Incredibly he wrote his three feature films in two months when he was living in England with Page, who was on a postdoctoral fellowship.
“I went along to be the trophy wife, the lowest-budget trophy wife ever, because we lived in a studio,” he says. “I was feeling a lot of anxiety because I had just turned 30 and my life was going nowhere and I was such a promising child.”
Page accompanied Stolevski to the Venice premiere of Housekeeping for Beginners. “It was actually unfortunate that he had to sit behind me, because of, I don’t know, some rules or protocol. But I kept reaching over.”
He says it’s “infinitely” easier being gay in Australia than in North Macedonia.
“I know that I’m not allowed to touch him in public there, I definitely can’t hold Matty’s hand. I also need to be aware of the unconscious body language. If we seem gay most people will just ignore it. But it only takes one crazy person to give you brain damage.”

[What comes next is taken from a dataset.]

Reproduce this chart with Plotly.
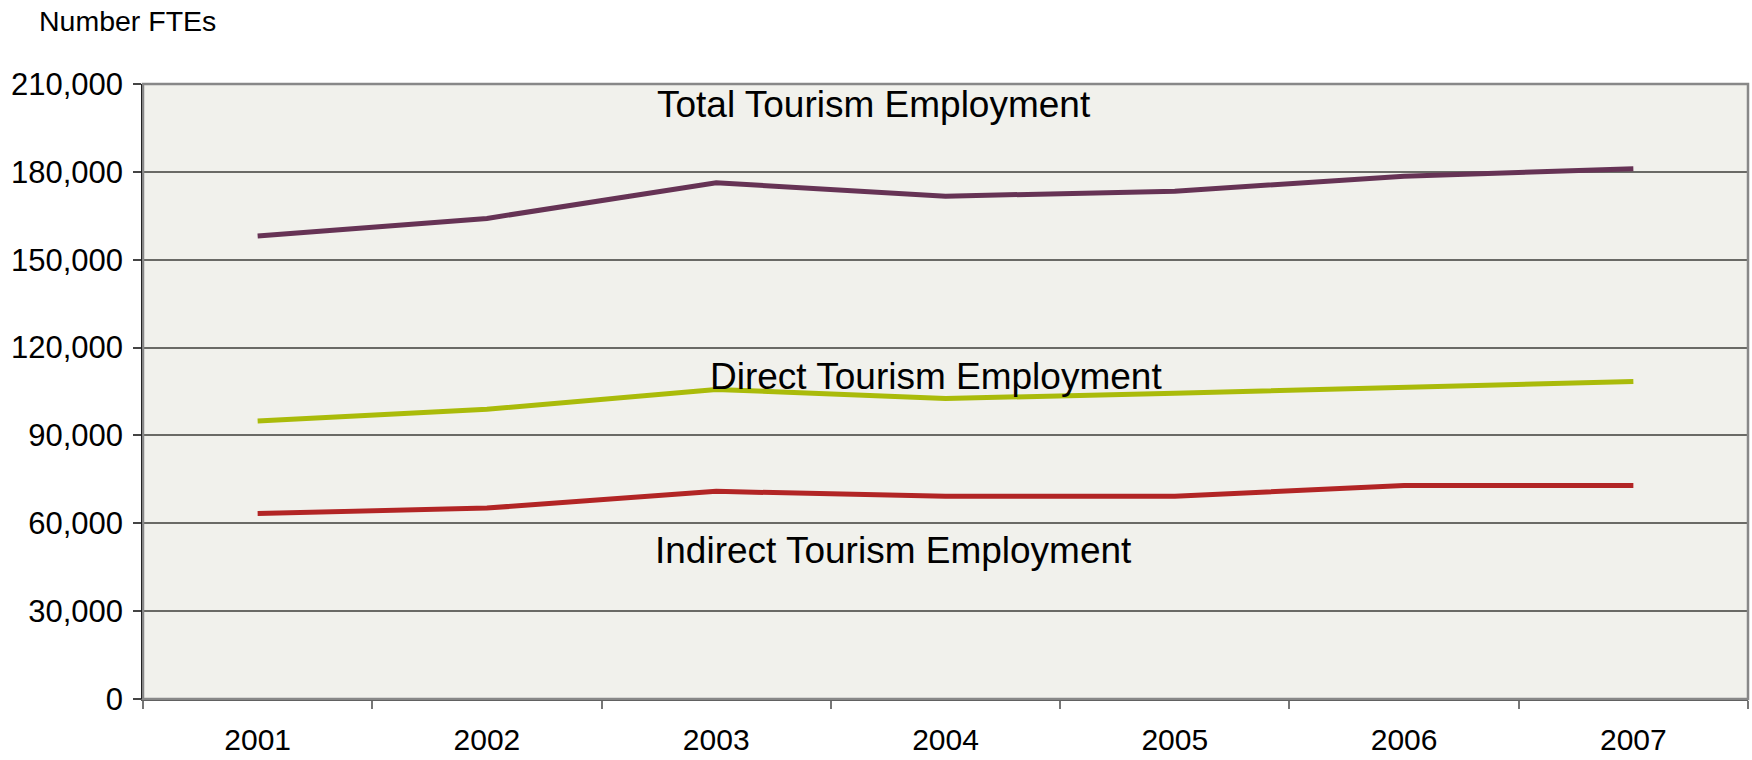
import plotly.graph_objects as go

years = ["2001", "2002", "2003", "2004", "2005", "2006", "2007"]
total = [158100, 164100, 176300, 171700, 173400, 178500, 181100]
direct = [94900, 98900, 105700, 102600, 104400, 106300, 108400]
indirect = [63300, 65200, 70900, 69200, 69200, 72900, 72900]
y_ticks = [0, 30000, 60000, 90000, 120000, 150000, 180000, 210000]

series_names = ["Total Tourism Employment", "Direct Tourism Employment", "Indirect Tourism Employment"]
series_values = [total, direct, indirect]
series_colors = ["#663355", "#AABB0A", "#B22525"]

FONT = "Liberation Sans, Arial, sans-serif"

fig = go.Figure()
for name, vals, col in zip(series_names, series_values, series_colors):
    fig.add_trace(go.Scatter(x=years, y=vals, mode="lines", name=name,
                             line=dict(color=col, width=5)))

# in-plot series labels
label_pos = [(2.69, 202900), (2.96, 110100), (2.775, 50600)]
for name, (lx, ly) in zip(series_names, label_pos):
    fig.add_annotation(x=lx, y=ly, xref="x", yref="y", text=name, showarrow=False,
                       font=dict(family=FONT, size=37, color="#000000"),
                       xanchor="center", yanchor="middle")

fig.add_annotation(x=-0.066, y=1.102, xref="paper", yref="paper", text="Number FTEs",
                   showarrow=False, xanchor="left", yanchor="middle",
                   font=dict(family=FONT, size=28.5, color="#000000"))

# plot border (top/right grey)
fig.add_shape(type="rect", xref="paper", yref="paper", x0=0, y0=0, x1=1, y1=1,
              line=dict(color="#888888", width=2.5), layer="above")

fig.update_layout(
    width=1752, height=760,
    margin=dict(l=143, r=4, t=84, b=58),
    plot_bgcolor="#F1F1EC", paper_bgcolor="#FFFFFF",
    showlegend=False,
    font=dict(family=FONT, size=31, color="#000000"),
)
fig.update_xaxes(type="category", range=[-0.5, 6.5], tickson="boundaries",
                 ticks="outside", ticklen=8, tickcolor="#777777", tickwidth=1.5,
                 showgrid=False, showline=True, linecolor="#555555", linewidth=1.5,
                 ticklabelstandoff=13, tickfont=dict(family=FONT, size=30, color="#000000"))
fig.update_yaxes(range=[0, 210000], tickvals=y_ticks, tickformat=",",
                 ticks="outside", ticklen=8, tickcolor="#444444", tickwidth=1.5,
                 showgrid=True, gridcolor="#6A6A66", gridwidth=1.5,
                 showline=True, linecolor="#000000", linewidth=1.5, zeroline=False,
                 ticklabelstandoff=4, tickfont=dict(family=FONT, size=31, color="#000000"))

fig.write_html("out.html")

Coming as he did from a poor migrant background, Stolevski says he anticipated the bigotry about homosexuality. He was wary of telling people about the film and its gay characters when he was filming in Skopje.
“It was interesting that migrants in Macedonia are a minority and there is no openness to their sexualities,” he says.
“I thought it would be similar with the Roma people, but once I started meeting them that was a lovely open experience. I didn’t really feel unsafe once I engaged with the situation.
“Ultimately we felt our film was very supported – and it was very supportive. So the situation was unpredictable. It was the same with racism. Like you think you’re in a safe space, which is with artsy people, but you can’t vent about the racism you witness or they’ll get defensive.”
Even in Australia, Stolevski says he still encounters homophobia and he prefers to live in a “bubble” to avoid harassment. When he was filming his queer love story Of an Age, in an outer suburb of Melbourne, he encountered abuse.
“People started calling out like, ‘faggot’ and all these other slurs at the actors, because they somehow found out we were shooting a gay movie,” he says.
“We were all like, ‘Really?’ So these things can happen everywhere and they’re very unexpected.”
Housekeeping for Beginners has its Australian premiere at the Adelaide Film Festival, which runs from October 18 to 29.